**Raw data**
┄┄┄┄┄┄┄┄┄┄

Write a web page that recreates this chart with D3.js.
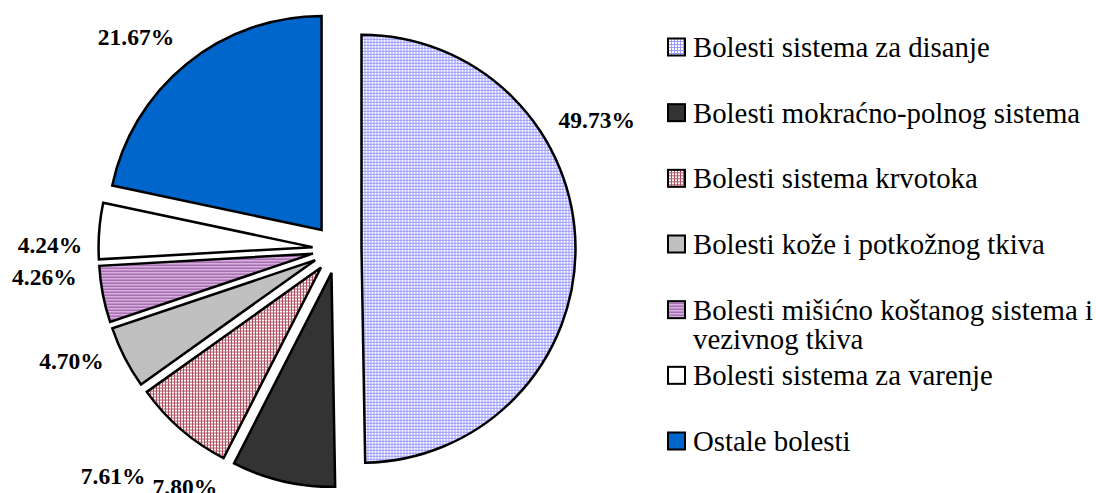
<!DOCTYPE html>
<html>
<head>
<meta charset="utf-8">
<script src="https://cdn.jsdelivr.net/npm/d3@7"></script>
<style>
  body { margin: 0; background: #fff; }
  svg { display: block; font-family: "Liberation Serif", "Times New Roman", serif; }
</style>
</head>
<body>
<svg id="chart" width="1096" height="493"></svg>
<script>
// data
var categories = [
  "Bolesti sistema za disanje",
  "Bolesti mokraćno-polnog sistema",
  "Bolesti sistema krvotoka",
  "Bolesti kože i potkožnog tkiva",
  "Bolesti mišićno koštanog sistema i vezivnog tkiva",
  "Bolesti sistema za varenje",
  "Ostale bolesti"
];
var shares = [49.73, 7.80, 7.61, 4.70, 4.26, 4.24, 21.67];
var shareLabels = ["49.73%", "7.80%", "7.61%", "4.70%", "4.26%", "4.24%", "21.67%"];

// fills: pattern ids or plain colours
var fills = ["url(#pDisanje)", "#333333", "url(#pKrvotok)", "#c0c0c0", "url(#pMisic)", "#ffffff", "#0066cc"];

// label placement tweaks (degrees off the slice middle, distance from centre)
var labelNudge = [-25.9, 19.6, 3.8, 4.3, 5.5, -3.5, -4.5];
var labelDist = [290, 282, 319, 288, 294, 287, 292];

var svg = d3.select("#chart"),
    cx = 337, cy = 249,
    radius = 214,
    explode = 24.5;

var defs = svg.append("defs");

var p1 = defs.append("pattern").attr("id", "pDisanje")
    .attr("patternUnits", "userSpaceOnUse").attr("width", 3).attr("height", 3);
p1.append("rect").attr("width", 3).attr("height", 3).attr("fill", "#9999ff");
p1.append("rect").attr("x", 1).attr("y", 1).attr("width", 2).attr("height", 2).attr("fill", "#ffffff");

var p2 = defs.append("pattern").attr("id", "pKrvotok")
    .attr("patternUnits", "userSpaceOnUse").attr("width", 3).attr("height", 3);
p2.append("rect").attr("width", 3).attr("height", 3).attr("fill", "#b05060");
p2.append("rect").attr("x", 1).attr("y", 1).attr("width", 2).attr("height", 2).attr("fill", "#ffffff");

var p3 = defs.append("pattern").attr("id", "pMisic")
    .attr("patternUnits", "userSpaceOnUse").attr("width", 3).attr("height", 3);
p3.append("rect").attr("width", 3).attr("height", 3).attr("fill", "#d8b0e0");
p3.append("rect").attr("y", 2).attr("width", 3).attr("height", 1).attr("fill", "#8f4f99");

var pie = d3.pie().sort(null).value(function(d) { return d; });
var arcs = pie(shares);

var arc = d3.arc().innerRadius(0).outerRadius(radius);

var g = svg.append("g").attr("transform", "translate(" + cx + "," + cy + ")");

g.selectAll("path.slice")
  .data(arcs)
  .enter().append("path")
    .attr("class", "slice")
    .attr("transform", function(d) {
      var a = (d.startAngle + d.endAngle) / 2;
      return "translate(" + (Math.sin(a) * explode) + "," + (-Math.cos(a) * explode) + ")";
    })
    .attr("d", arc)
    .attr("fill", function(d, i) { return fills[i]; })
    .attr("stroke", "#000")
    .attr("stroke-width", 2.5)
    .attr("stroke-linejoin", "miter");

g.selectAll("text.pct")
  .data(arcs)
  .enter().append("text")
    .attr("class", "pct")
    .attr("x", function(d, i) {
      var a = (d.startAngle + d.endAngle) / 2 + labelNudge[i] * Math.PI / 180;
      return Math.sin(a) * labelDist[i];
    })
    .attr("y", function(d, i) {
      var a = (d.startAngle + d.endAngle) / 2 + labelNudge[i] * Math.PI / 180;
      return -Math.cos(a) * labelDist[i];
    })
    .attr("dy", "0.35em")
    .attr("text-anchor", "middle")
    .attr("font-size", 23.5)
    .attr("font-weight", "bold")
    .text(function(d, i) { return shareLabels[i]; });

// legend
var ly = d3.scalePoint().domain(d3.range(categories.length)).range([47, 441]);

var legend = svg.append("g")
  .selectAll("g")
  .data(categories)
  .enter().append("g")
    .attr("transform", function(d, i) { return "translate(668," + ly(i) + ")"; });

legend.append("rect")
    .attr("x", 0)
    .attr("y", -8.5)
    .attr("width", 17)
    .attr("height", 17)
    .attr("fill", function(d, i) { return fills[i]; })
    .attr("stroke", "#000")
    .attr("stroke-width", 2);

legend.append("text")
    .attr("x", 25)
    .attr("y", 0)
    .attr("font-size", 28.8)
    .attr("fill", "#000")
    .each(function(d) {
      var t = d3.select(this),
          words = d.split(" "),
          line = [],
          tspan = t.append("tspan").attr("x", 25).attr("dy", "0.35em");
      words.forEach(function(w) {
        line.push(w);
        tspan.text(line.join(" "));
        if (tspan.node().getComputedTextLength() > 410 && line.length > 1) {
          line.pop();
          tspan.text(line.join(" "));
          line = [w];
          tspan = t.append("tspan").attr("x", 25).attr("dy", "1em").text(w);
        }
      });
    });
</script>
</body>
</html>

┄┄┄┄┄┄┄┄┄┄

Reproduce the data verbatim. Do not carry any picture into the copy.

**Full response**
Write a web page that recreates this chart with D3.js.
<!DOCTYPE html>
<html>
<head>
<meta charset="utf-8">
<script src="https://cdn.jsdelivr.net/npm/d3@7"></script>
<style>
  body { margin: 0; background: #fff; }
  svg { display: block; font-family: "Liberation Serif", "Times New Roman", serif; }
</style>
</head>
<body>
<svg id="chart" width="1096" height="493"></svg>
<script>
// data
var categories = [
  "Bolesti sistema za disanje",
  "Bolesti mokraćno-polnog sistema",
  "Bolesti sistema krvotoka",
  "Bolesti kože i potkožnog tkiva",
  "Bolesti mišićno koštanog sistema i vezivnog tkiva",
  "Bolesti sistema za varenje",
  "Ostale bolesti"
];
var shares = [49.73, 7.80, 7.61, 4.70, 4.26, 4.24, 21.67];
var shareLabels = ["49.73%", "7.80%", "7.61%", "4.70%", "4.26%", "4.24%", "21.67%"];

// fills: pattern ids or plain colours
var fills = ["url(#pDisanje)", "#333333", "url(#pKrvotok)", "#c0c0c0", "url(#pMisic)", "#ffffff", "#0066cc"];

// label placement tweaks (degrees off the slice middle, distance from centre)
var labelNudge = [-25.9, 19.6, 3.8, 4.3, 5.5, -3.5, -4.5];
var labelDist = [290, 282, 319, 288, 294, 287, 292];

var svg = d3.select("#chart"),
    cx = 337, cy = 249,
    radius = 214,
    explode = 24.5;

var defs = svg.append("defs");

var p1 = defs.append("pattern").attr("id", "pDisanje")
    .attr("patternUnits", "userSpaceOnUse").attr("width", 3).attr("height", 3);
p1.append("rect").attr("width", 3).attr("height", 3).attr("fill", "#9999ff");
p1.append("rect").attr("x", 1).attr("y", 1).attr("width", 2).attr("height", 2).attr("fill", "#ffffff");

var p2 = defs.append("pattern").attr("id", "pKrvotok")
    .attr("patternUnits", "userSpaceOnUse").attr("width", 3).attr("height", 3);
p2.append("rect").attr("width", 3).attr("height", 3).attr("fill", "#b05060");
p2.append("rect").attr("x", 1).attr("y", 1).attr("width", 2).attr("height", 2).attr("fill", "#ffffff");

var p3 = defs.append("pattern").attr("id", "pMisic")
    .attr("patternUnits", "userSpaceOnUse").attr("width", 3).attr("height", 3);
p3.append("rect").attr("width", 3).attr("height", 3).attr("fill", "#d8b0e0");
p3.append("rect").attr("y", 2).attr("width", 3).attr("height", 1).attr("fill", "#8f4f99");

var pie = d3.pie().sort(null).value(function(d) { return d; });
var arcs = pie(shares);

var arc = d3.arc().innerRadius(0).outerRadius(radius);

var g = svg.append("g").attr("transform", "translate(" + cx + "," + cy + ")");

g.selectAll("path.slice")
  .data(arcs)
  .enter().append("path")
    .attr("class", "slice")
    .attr("transform", function(d) {
      var a = (d.startAngle + d.endAngle) / 2;
      return "translate(" + (Math.sin(a) * explode) + "," + (-Math.cos(a) * explode) + ")";
    })
    .attr("d", arc)
    .attr("fill", function(d, i) { return fills[i]; })
    .attr("stroke", "#000")
    .attr("stroke-width", 2.5)
    .attr("stroke-linejoin", "miter");

g.selectAll("text.pct")
  .data(arcs)
  .enter().append("text")
    .attr("class", "pct")
    .attr("x", function(d, i) {
      var a = (d.startAngle + d.endAngle) / 2 + labelNudge[i] * Math.PI / 180;
      return Math.sin(a) * labelDist[i];
    })
    .attr("y", function(d, i) {
      var a = (d.startAngle + d.endAngle) / 2 + labelNudge[i] * Math.PI / 180;
      return -Math.cos(a) * labelDist[i];
    })
    .attr("dy", "0.35em")
    .attr("text-anchor", "middle")
    .attr("font-size", 23.5)
    .attr("font-weight", "bold")
    .text(function(d, i) { return shareLabels[i]; });

// legend
var ly = d3.scalePoint().domain(d3.range(categories.length)).range([47, 441]);

var legend = svg.append("g")
  .selectAll("g")
  .data(categories)
  .enter().append("g")
    .attr("transform", function(d, i) { return "translate(668," + ly(i) + ")"; });

legend.append("rect")
    .attr("x", 0)
    .attr("y", -8.5)
    .attr("width", 17)
    .attr("height", 17)
    .attr("fill", function(d, i) { return fills[i]; })
    .attr("stroke", "#000")
    .attr("stroke-width", 2);

legend.append("text")
    .attr("x", 25)
    .attr("y", 0)
    .attr("font-size", 28.8)
    .attr("fill", "#000")
    .each(function(d) {
      var t = d3.select(this),
          words = d.split(" "),
          line = [],
          tspan = t.append("tspan").attr("x", 25).attr("dy", "0.35em");
      words.forEach(function(w) {
        line.push(w);
        tspan.text(line.join(" "));
        if (tspan.node().getComputedTextLength() > 410 && line.length > 1) {
          line.pop();
          tspan.text(line.join(" "));
          line = [w];
          tspan = t.append("tspan").attr("x", 25).attr("dy", "1em").text(w);
        }
      });
    });
</script>
</body>
</html>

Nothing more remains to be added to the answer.